LE: I just came from New York, and I saw Ian McKellen in his two plays, and I saw Orlando [Bloom] in his play, and all were just spectacular. I did theater for 10 years, and it did make me pine slightly for the stage. It’s not that I’m not looking; it’s about doing the right project and then fitting it into the schedule, which at the minute is so crazy. But it definitely is something I’m going to do sooner rather than later. It will be nice to tread the boards and do the whole story, in order, without anybody going “Cut.”

HC: What’s next for you?

LE: I finish this press tour; I’m actually finishing it in South Wales. I’m doing a screening for my Welsh family and friends, and I’m doing a day’s worth of press, which I’ve never done, ever, for the Welsh press. That’s where I’m finishing, which will be lovely because I’ll be able to spend a couple of Christmas days with my family and friends and say goodbye to them. And then I’m off on holiday to a beautiful beach location. I’m going to sit on a beach for two weeks, read my scripts, play beautiful music, drink lots of cocktails, eat great food and then come back, and that’s when I start prepping for “The Crow.”

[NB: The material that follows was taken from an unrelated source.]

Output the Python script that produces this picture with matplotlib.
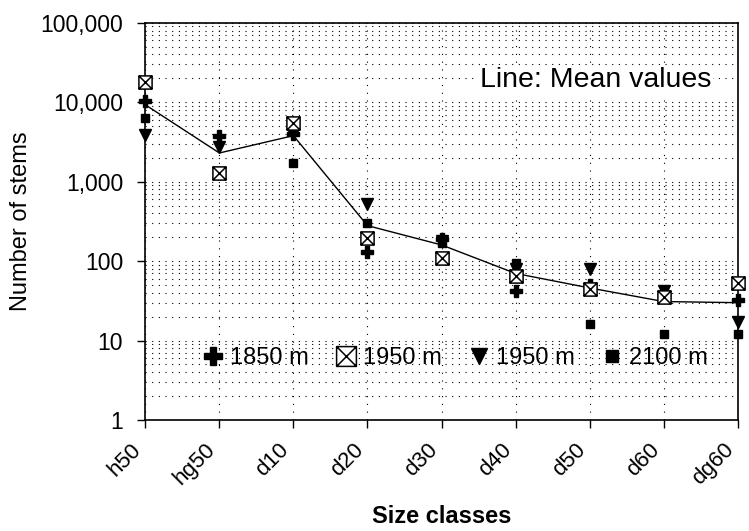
import numpy as np
import matplotlib.pyplot as plt
from matplotlib.path import Path
from matplotlib.ticker import FixedLocator, FuncFormatter, LogLocator, NullFormatter

plt.rcParams['font.family'] = ['Liberation Sans', 'DejaVu Sans']

size_classes = ['h50', 'hg50', 'd10', 'd20', 'd30', 'd40', 'd50', 'd60', 'dg60']

# stems per size class
stems_1850 = [10500, 3800, 4000, 130, 190, 42, 50, 38, 32]
stems_1950a = [18000, 1300, 5500, 195, 110, 65, 45, 35, 53]
stems_1950b = [3900, 2700, 4000, 520, 180, 80, 80, 42, 17]
stems_2100 = [6300, 1350, 1700, 300, 170, 95, 16, 12, 12]
mean_values = [9300, 2300, 3800, 280, 160, 70, 46, 31, 30]

# square with a cross inside
box_x = Path([(-1, -1), (1, -1), (1, 1), (-1, 1), (-1, -1),
              (-1, -1), (1, 1), (-1, 1), (1, -1)],
             [Path.MOVETO, Path.LINETO, Path.LINETO, Path.LINETO, Path.CLOSEPOLY,
              Path.MOVETO, Path.LINETO, Path.MOVETO, Path.LINETO])

fig = plt.figure(figsize=(7.49, 5.31), dpi=100)
ax = fig.add_axes([0.194, 0.209, 0.791, 0.748])
x = np.arange(len(size_classes))

ax.plot(x, mean_values, color='black', lw=1.0, zorder=3, clip_on=False)
ax.plot(x, stems_1850, ls='none', marker='P', ms=9, color='black', label='1850 m',
        zorder=4, clip_on=False)
ax.plot(x, stems_1950a, ls='none', marker=box_x, ms=9.5, mfc='white', mec='black', mew=1.1,
        label='1950 m', zorder=5, clip_on=False)
ax.plot(x, stems_1950b, ls='none', marker='v', ms=8, color='black', label='1950 m',
        zorder=4, clip_on=False)
ax.plot(x, stems_2100, ls='none', marker='s', ms=5.5, color='black', label='2100 m',
        zorder=4, clip_on=False)

ax.set_yscale('log')
ax.set_ylim(1, 100000)
ax.set_xlim(0, len(size_classes) - 1)
ax.yaxis.set_major_locator(FixedLocator([1, 10, 100, 1000, 10000, 100000]))
ax.yaxis.set_major_formatter(FuncFormatter(lambda v, p: f'{v:,.0f}'))
ax.yaxis.set_minor_locator(LogLocator(base=10, subs=np.arange(2, 10)))
ax.yaxis.set_minor_formatter(NullFormatter())
ax.set_xticks(x)
ax.set_xticklabels(size_classes, rotation=45, ha='right')

ax.tick_params(axis='both', which='major', labelsize=16.5, length=6, width=1, direction='out')
ax.tick_params(axis='y', which='major', pad=10)
ax.tick_params(axis='y', which='minor', length=0)
ax.tick_params(axis='x', labelsize=16, pad=8)

ax.grid(True, which='both', axis='y', color='black', ls=(0, (1, 5)), lw=0.8)
ax.grid(True, which='major', axis='x', color='black', ls=(0, (1, 6)), lw=0.8)
for s in ax.spines.values():
    s.set_linewidth(1.2)

ax.text(0.955, 0.855, 'Line: Mean values', transform=ax.transAxes, ha='right', va='center',
        fontsize=20.5, bbox=dict(facecolor='white', edgecolor='none', pad=1))

ax.legend(loc='center', bbox_to_anchor=(0.52, 0.156), ncol=4, frameon=False, fontsize=17,
          handletextpad=0.1, columnspacing=1.0, handlelength=1.2, borderpad=0,
          markerscale=1.5)

ax.set_ylabel('Number of stems', fontsize=17, labelpad=6)
ax.set_xlabel('Size classes', fontsize=17, fontweight='bold', labelpad=11)

fig.savefig('out.png', dpi=100)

HC: Where will you be shooting “The Crow”?

LE: It could be Eastern Europe. It could be the U.S. It could be anywhere. We’re just finding out the best locations for the film because it’s very specific, “The Crow.” The backdrop of “The Crow” was almost as important as the story, a bit like New Zealand plays such a strong role in “The Hobbit” and “The Lord of the Rings.” I think the backdrop of where “The Crow” is based is almost a character in the film.